Lists are a big deal. It really can’t be overemphasized what a big deal they are. Lists are not only used for iterating through data, but they are also a popular data storage and
categorization method used for handling data as a program is running. For anyone who’s programmed in another language, lists are often known as arrays.
Lists may be either very simple or very complex, but they all follow the same rules. Lists may contain different types of data, but be careful when working with it. If you create a list that mixes, say, strings and floats, be sure not to try to call a string method on a list item containing a float.
Remember when the string guides said that strings were just a list of characters.
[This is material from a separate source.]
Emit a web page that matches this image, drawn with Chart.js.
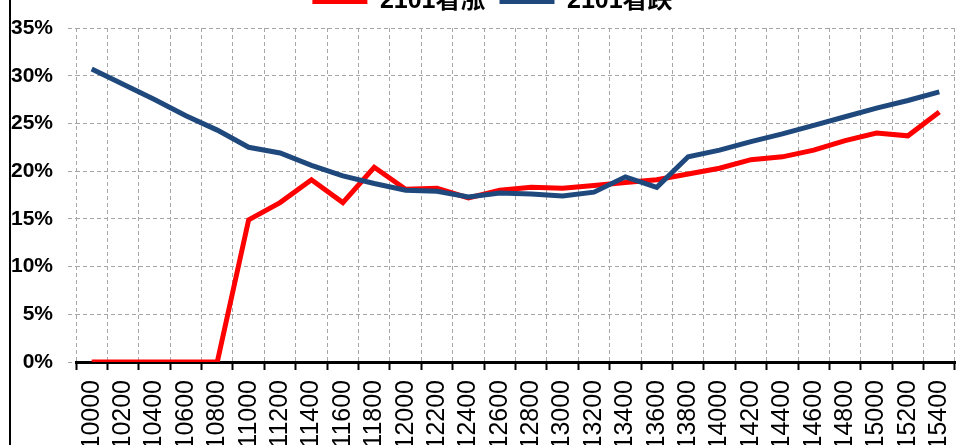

Well, now’s the time to be glad that you paid attention to strings. You can do many of the same things that you did
with strings with lists, and you can do them in the same way. So, some of this is going to feel like a repeat of the string guide, but don’t break focus. There are differences, and there are list
specific methods, so assuming that strings and lists are the exact same this will get you into trouble.
Creating a List
Creating a list is a bit different than the other variables that you’ve learned about so far. You can create a list with absolutely no values in it at all. This is useful for situations where you
don’t exactly know what will be added to the list because the data isn’t in the program yet. There will also be plenty of situations where you won’t be sure how many entries will be in a list, so
again, creating an empty one and adding data later is the right move.